═══ Available data

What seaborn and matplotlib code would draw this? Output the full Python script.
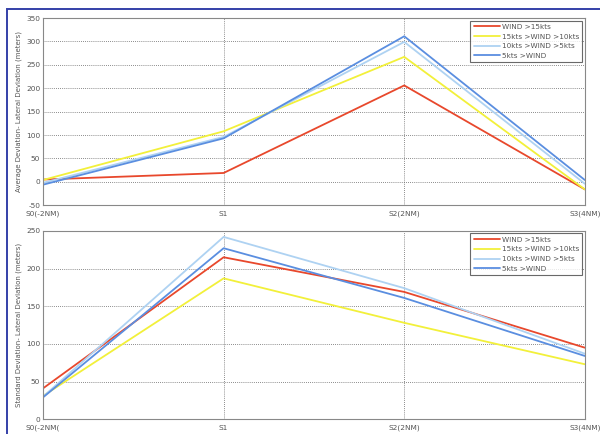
import matplotlib
matplotlib.use("Agg")
import matplotlib.pyplot as plt
import seaborn as sns
import pandas as pd
from matplotlib.patches import Rectangle

# Stations along the approach path
stations = [0, 1, 2, 3]
station_labels_top = ["S0(-2NM)", "S1", "S2(2NM)", "S3(4NM)"]
station_labels_bottom = ["S0(-2NM(", "S1", "S2(2NM)", "S3(4NM)"]

# Wind categories
wind_classes = ["WIND >15kts", "15kts >WIND >10kts", "10kts >WIND >5kts", "5kts >WIND"]
wind_colors = ["#e8482c", "#f2f03a", "#aed2f2", "#5a8ee0"]

# Average lateral deviation (meters)
avg_wind_gt15 = [5, 19, 206, -16]
avg_wind_15_10 = [4, 108, 267, -16]
avg_wind_10_5 = [-2, 96, 299, -4]
avg_wind_lt5 = [-6, 93, 311, 4]

# Standard deviation of lateral deviation (meters)
std_wind_gt15 = [41, 215, 169, 95]
std_wind_15_10 = [31, 187, 128, 73]
std_wind_10_5 = [30, 242, 174, 87]
std_wind_lt5 = [29, 227, 161, 84]


def long_frame(series):
    rows = []
    for name, vals in zip(wind_classes, series):
        for s, v in zip(stations, vals):
            rows.append({"station": s, "value": v, "wind": name})
    return pd.DataFrame(rows)


avg_df = long_frame([avg_wind_gt15, avg_wind_15_10, avg_wind_10_5, avg_wind_lt5])
std_df = long_frame([std_wind_gt15, std_wind_15_10, std_wind_10_5, std_wind_lt5])

sns.set_theme(style="white")
plt.rcParams["font.family"] = ["DejaVu Sans"]

fig = plt.figure(figsize=(6.0, 4.34), dpi=100)
ax1 = fig.add_axes([0.0717, 0.527, 0.903, 0.4315])
ax2 = fig.add_axes([0.0717, 0.034, 0.903, 0.434])

palette = dict(zip(wind_classes, wind_colors))
text_color = "#555555"


def style_axis(ax, labels, ylim, yticks, ylabel):
    ax.set_xlim(0, 3)
    ax.set_ylim(*ylim)
    ax.set_xticks(stations)
    ax.set_xticklabels(labels, fontsize=5.3, color=text_color)
    ax.set_yticks(yticks)
    ax.set_yticklabels([str(t) for t in yticks], fontsize=5.3, color=text_color)
    ax.set_xlabel("")
    ax.set_ylabel(ylabel, fontsize=5, color=text_color, labelpad=3)
    ax.grid(True, linestyle=(0, (1, 1.5)), color="#666666", linewidth=0.6)
    ax.tick_params(axis="both", direction="in", length=3, color="#777777")
    ax.tick_params(axis="x", pad=4)
    ax.tick_params(axis="y", pad=2)
    for sp in ax.spines.values():
        sp.set_color("#888888")
        sp.set_linewidth(0.8)
    leg = ax.legend(loc="upper right", fontsize=5.2, frameon=True, fancybox=False,
                    borderpad=0.45, labelspacing=0.5, handlelength=3.6,
                    handletextpad=0.3, borderaxespad=0.35)
    leg.get_frame().set_edgecolor("#444444")
    leg.get_frame().set_linewidth(0.8)
    for t in leg.get_texts():
        t.set_color(text_color)


sns.lineplot(data=avg_df, x="station", y="value", hue="wind", palette=palette,
             hue_order=wind_classes, linewidth=1.3, ax=ax1)
style_axis(ax1, station_labels_top, (-50, 350), list(range(-50, 351, 50)),
           "Average Deviation- Lateral Deviation (meters)")

sns.lineplot(data=std_df, x="station", y="value", hue="wind", palette=palette,
             hue_order=wind_classes, linewidth=1.3, ax=ax2)
style_axis(ax2, station_labels_bottom, (0, 250), list(range(0, 251, 50)),
           "Standard Deviation- Lateral Deviation (meters)")

# Frame around the figure
fig.patches.append(Rectangle((0.012, -0.05), 1.1, 1.03, transform=fig.transFigure,
                             fill=False, edgecolor="#3440a8", linewidth=1.4))

fig.savefig("out.png", dpi=100)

══════

Return only the lines running from the top of the data to the line that holds "return pd.DataFrame(rows)". Include both of those lines, but skip the pictures.

▶ Output:
What seaborn and matplotlib code would draw this? Output the full Python script.
import matplotlib
matplotlib.use("Agg")
import matplotlib.pyplot as plt
import seaborn as sns
import pandas as pd
from matplotlib.patches import Rectangle

# Stations along the approach path
stations = [0, 1, 2, 3]
station_labels_top = ["S0(-2NM)", "S1", "S2(2NM)", "S3(4NM)"]
station_labels_bottom = ["S0(-2NM(", "S1", "S2(2NM)", "S3(4NM)"]

# Wind categories
wind_classes = ["WIND >15kts", "15kts >WIND >10kts", "10kts >WIND >5kts", "5kts >WIND"]
wind_colors = ["#e8482c", "#f2f03a", "#aed2f2", "#5a8ee0"]

# Average lateral deviation (meters)
avg_wind_gt15 = [5, 19, 206, -16]
avg_wind_15_10 = [4, 108, 267, -16]
avg_wind_10_5 = [-2, 96, 299, -4]
avg_wind_lt5 = [-6, 93, 311, 4]

# Standard deviation of lateral deviation (meters)
std_wind_gt15 = [41, 215, 169, 95]
std_wind_15_10 = [31, 187, 128, 73]
std_wind_10_5 = [30, 242, 174, 87]
std_wind_lt5 = [29, 227, 161, 84]


def long_frame(series):
    rows = []
    for name, vals in zip(wind_classes, series):
        for s, v in zip(stations, vals):
            rows.append({"station": s, "value": v, "wind": name})
    return pd.DataFrame(rows)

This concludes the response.